Experimental validation of a pulse wave propagation model for predicting hemodynamics after vascular access surgery

Hemodialysis patients require a vascular access that is, preferably, surgically created by connecting an artery and vein in the arm, i.e. an arteriovenous fistula (AVF). The site for AVF creation is chosen by the surgeon based on preoperative diagnostics, but AVFs are still compromised by flow-associated complications. Previously, it was shown that a computational 1D-model is able to describe pressure and flow after AVF surgery. However, predicted flows differed from measurements in 4/10 patients. Differences can be attributed to inaccuracies in Doppler measurements and input data, to neglecting physiological mechanisms or to an incomplete physical description of the pulse wave propagation after AVF surgery. The physical description can be checked by validating against an experimental setup consisting of silicone tubes mimicking the aorta and arm vasculature both before and after AVF surgery, which is the aim of the current study.
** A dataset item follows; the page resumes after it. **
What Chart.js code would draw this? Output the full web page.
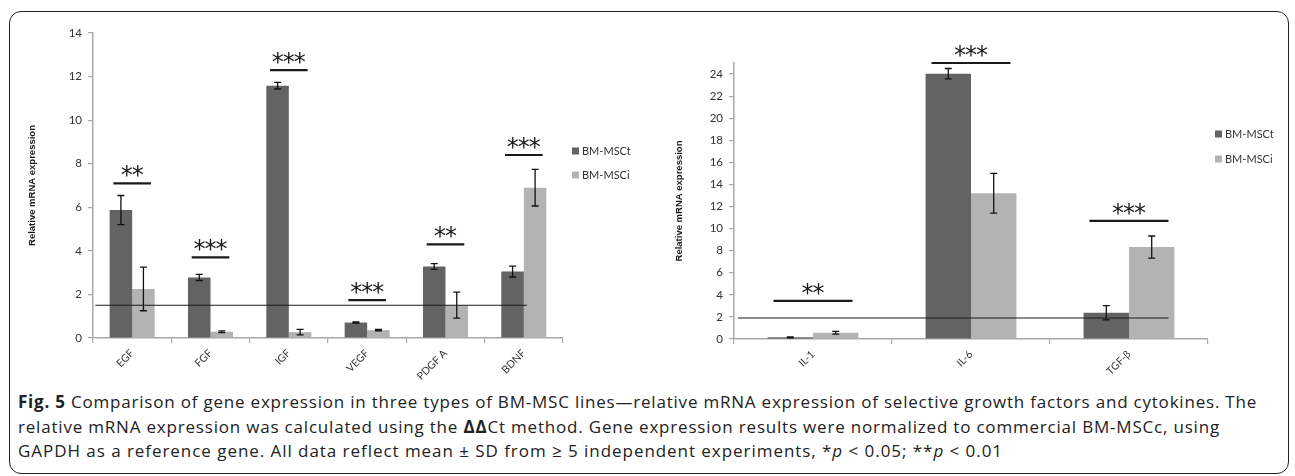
<!DOCTYPE html>
<html>
<head>
<meta charset="utf-8">
<script src="https://cdn.jsdelivr.net/npm/chart.js@4"></script>
<style>
  html, body { margin:0; padding:0; background:#fff; }
  body { width:1295px; height:476px; position:relative; overflow:hidden; }
  #frame { position:absolute; left:9px; top:11px; width:1280px; height:463px; border:1.5px solid #222; border-radius:12px; box-sizing:border-box; }
  #c1 { position:absolute; left:0; top:0; }
  #c2 { position:absolute; left:650px; top:0; }
  #caption { position:absolute; left:18px; top:390px; font-family:'Open Sans', sans-serif; font-size:17px; color:#222; line-height:24.5px; white-space:nowrap; }
  #caption div { white-space:nowrap; display:block; }
  #caption span.ln { display:inline-block; }
</style>
</head>
<body>
<div id="frame"></div>
<canvas id="c1" width="650" height="380"></canvas>
<canvas id="c2" width="645" height="380"></canvas>
<div id="caption">
  <div><span class="ln" data-w="1239"><b>Fig. 5</b> Comparison of gene expression in three types of BM-MSC lines—relative mRNA expression of selective growth factors and cytokines. The</span></div>
  <div><span class="ln" data-w="1202"><span>relative mRNA expression was calculated using the <b>ΔΔ</b>Ct method. Gene expression results were normalized to commercial BM-MSCc, using</span></span></div>
  <div><span class="ln" data-w="985">GAPDH as a reference gene. All data reflect mean ± SD from ≥ 5 independent experiments, *<i>p</i> &lt; 0.05; **<i>p</i> &lt; 0.01</span></div>
</div>
<script>
// ---------- data ----------
const seriesNames = ['BM-MSCt', 'BM-MSCi'];

const growthFactors = ['EGF', 'FGF', 'IGF', 'VEGF', 'PDGF A', 'BDNF'];
const gfMSCt   = [5.87, 2.78, 11.58, 0.71, 3.28, 3.05];
const gfMSCtSD = [0.67, 0.14, 0.15, 0.03, 0.13, 0.25];
const gfMSCi   = [2.25, 0.29, 0.27, 0.36, 1.51, 6.90];
const gfMSCiSD = [1.00, 0.04, 0.13, 0.03, 0.60, 0.84];
const gfSigMarks  = ['**', '***', '***', '***', '**', '***'];
const gfSigLevels = [7.1, 3.7, 12.3, 1.74, 4.3, 8.4];
const gfRefValue = 1.5;
const gfTicks = [0, 2, 4, 6, 8, 10, 12, 14];

const cytokines = ['IL-1', 'IL-6', 'TGF-β'];
const cyMSCt   = [0.15, 24.03, 2.38];
const cyMSCtSD = [0.04, 0.47, 0.65];
const cyMSCi   = [0.57, 13.2, 8.33];
const cyMSCiSD = [0.12, 1.8, 1.0];
const cySigMarks  = ['**', '***', '***'];
const cySigLevels = [3.45, 25.0, 10.7];
const cyRefValue = 1.9;
const cyTicks = [0, 2, 4, 6, 8, 10, 12, 14, 16, 18, 20, 22, 24];

// ---------- caption fit (styling only) ----------
document.querySelectorAll('#caption .ln').forEach(el => {
  const target = +el.dataset.w;
  const w = el.getBoundingClientRect().width;
  const n = el.textContent.length;
  el.style.letterSpacing = ((target - w) / n).toFixed(3) + 'px';
});

// ---------- style ----------
const DARK = '#636363';
const LIGHT = '#b3b3b3';
const AXIS = '#a8a8a8';
const TXT = '#333333';

const extrasPlugin = {
  id: 'extras',
  afterDatasetsDraw(chart, args, o) {
    const { ctx, scales: { x, y }, chartArea } = chart;
    ctx.save();
    chart.data.datasets.forEach((ds, di) => {
      const meta = chart.getDatasetMeta(di);
      meta.data.forEach((bar, i) => {
        const v = ds.data[i], sd = ds.errors[i];
        const yt = y.getPixelForValue(v + sd), yb = y.getPixelForValue(Math.max(0, v - sd));
        ctx.strokeStyle = '#111'; ctx.lineWidth = 1.3;
        ctx.beginPath();
        ctx.moveTo(bar.x, yt); ctx.lineTo(bar.x, yb);
        ctx.moveTo(bar.x - 3.5, yt); ctx.lineTo(bar.x + 3.5, yt);
        ctx.moveTo(bar.x - 3.5, yb); ctx.lineTo(bar.x + 3.5, yb);
        ctx.stroke();
      });
    });
    const catW = x.getPixelForValue(1) - x.getPixelForValue(0);
    const ry = y.getPixelForValue(o.refValue);
    ctx.strokeStyle = '#1a1a1a'; ctx.lineWidth = 1.1;
    ctx.beginPath();
    ctx.moveTo(x.getPixelForValue(0) + o.refFrom * catW, ry);
    ctx.lineTo(x.getPixelForValue(chart.data.labels.length - 1) + o.refTo * catW, ry);
    ctx.stroke();
    ctx.fillStyle = '#1a1a1a';
    ctx.font = o.starFont;
    const m = ctx.measureText('*');
    o.sigLevels.forEach((lvl, i) => {
      const cx = x.getPixelForValue(i);
      const ly = y.getPixelForValue(lvl);
      const hw = catW * o.sigWidth / 2;
      ctx.lineWidth = 2.2;
      ctx.beginPath(); ctx.moveTo(cx - hw, ly); ctx.lineTo(cx + hw, ly); ctx.stroke();
      const n = o.sigMarks[i].length;
      const centerY = ly - o.starGap;
      const baseY = centerY + (m.actualBoundingBoxAscent - m.actualBoundingBoxDescent) / 2;
      ctx.textAlign = 'center'; ctx.textBaseline = 'alphabetic';
      for (let k = 0; k < n; k++) {
        ctx.fillText('*', cx + (k - (n - 1) / 2) * o.starSpacing, baseY);
      }
    });
    ctx.font = '11px Lato';
    ctx.textAlign = 'left'; ctx.textBaseline = 'middle';
    chart.data.datasets.forEach((ds, di) => {
      const lx = chartArea.right + o.legendDX;
      const ly = o.legendY[di];
      ctx.fillStyle = ds.backgroundColor;
      ctx.fillRect(lx, ly - 3.5, 7, 7);
      ctx.fillStyle = TXT;
      ctx.fillText(ds.label, lx + 10, ly + 0.5);
    });
    ctx.restore();
  }
};

function makeChart(id, cfg) {
  return new Chart(document.getElementById(id), {
    type: 'bar',
    data: {
      labels: cfg.labels,
      datasets: [
        { label: seriesNames[0], data: cfg.t, errors: cfg.tSD, backgroundColor: DARK, categoryPercentage: 0.575, barPercentage: 1.0 },
        { label: seriesNames[1], data: cfg.i, errors: cfg.iSD, backgroundColor: LIGHT, categoryPercentage: 0.575, barPercentage: 1.0 }
      ]
    },
    options: {
      responsive: false,
      animation: false,
      layout: { padding: { top: cfg.padTop, right: cfg.padRight, left: 0, bottom: 0 } },
      plugins: {
        legend: { display: false },
        tooltip: { enabled: false },
        extras: {
          refValue: cfg.ref, refFrom: cfg.refFrom, refTo: cfg.refTo,
          sigLevels: cfg.sigLevels, sigMarks: cfg.sigMarks, sigWidth: cfg.sigWidth,
          starFont: '24px "DejaVu Sans"', starGap: 12, starSpacing: 11,
          legendDX: cfg.legendDX, legendY: cfg.legendY
        }
      },
      scales: {
        x: {
          grid: { display: true, drawOnChartArea: false, tickLength: 5, color: AXIS, lineWidth: 1.2, offset: true },
          border: { color: AXIS, width: 1.5 },
          ticks: { minRotation: 45, maxRotation: 45, autoSkip: false, font: { family: 'Lato', size: 10.5 }, color: TXT, padding: 4 },
          afterFit: s => { s.height = cfg.xH; }
        },
        y: {
          min: 0, max: cfg.max,
          grid: { display: true, drawOnChartArea: false, tickLength: 5, color: AXIS, lineWidth: 1.2 },
          border: { color: AXIS, width: 1.5 },
          ticks: { font: { family: 'Lato', size: 11.5 }, color: TXT, padding: 6 },
          afterBuildTicks: s => { s.ticks = cfg.ticks.map(v => ({ value: v })); },
          title: { display: true, text: 'Relative mRNA expression', font: { family: '"Liberation Sans"', size: 9.5, weight: 'bold' }, color: '#1a1a1a', padding: { top: cfg.titlePad, bottom: 0 } },
          afterFit: s => { s.width = cfg.yW; }
        }
      }
    },
    plugins: [extrasPlugin]
  });
}

makeChart('c1', {
  labels: growthFactors, t: gfMSCt, tSD: gfMSCtSD, i: gfMSCi, iSD: gfMSCiSD,
  ref: gfRefValue, refFrom: -0.47, refTo: 0.04,
  sigLevels: gfSigLevels, sigMarks: gfSigMarks, sigWidth: 0.48,
  max: 14, ticks: gfTicks, padTop: 33, padRight: 87, xH: 42, yW: 93, titlePad: 27,
  legendDX: 9, legendY: [151, 175]
});

makeChart('c2', {
  labels: cytokines, t: cyMSCt, tSD: cyMSCtSD, i: cyMSCi, iSD: cyMSCiSD,
  ref: cyRefValue, refFrom: -0.475, refTo: 0.25,
  sigLevels: cySigLevels, sigMarks: cySigMarks, sigWidth: 0.5,
  max: 25, ticks: cyTicks, padTop: 63, padRight: 87, xH: 41, yW: 84, titlePad: 24,
  legendDX: 7, legendY: [134, 159]
});
</script>
</body>
</html>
In such an analysis, the output uncertainty resulting from measurement uncertainty in model input should be quantified. The computational model was fed by geometrical and mechanical properties collected from the setup. Pressure and flow waveforms were simulated and compared with experimental waveforms. The precision of the simulations was determined by performing a Monte Carlo study. It was concluded that the computational model was able to simulate mean pressures and flows accurately, whereas simulated waveforms were less attenuated than experimental ones, likely resulting from neglecting viscoelasticity. Furthermore, it was found that in the analysis output uncertainties, resulting from input uncertainties, cannot be neglected and should thus be considered.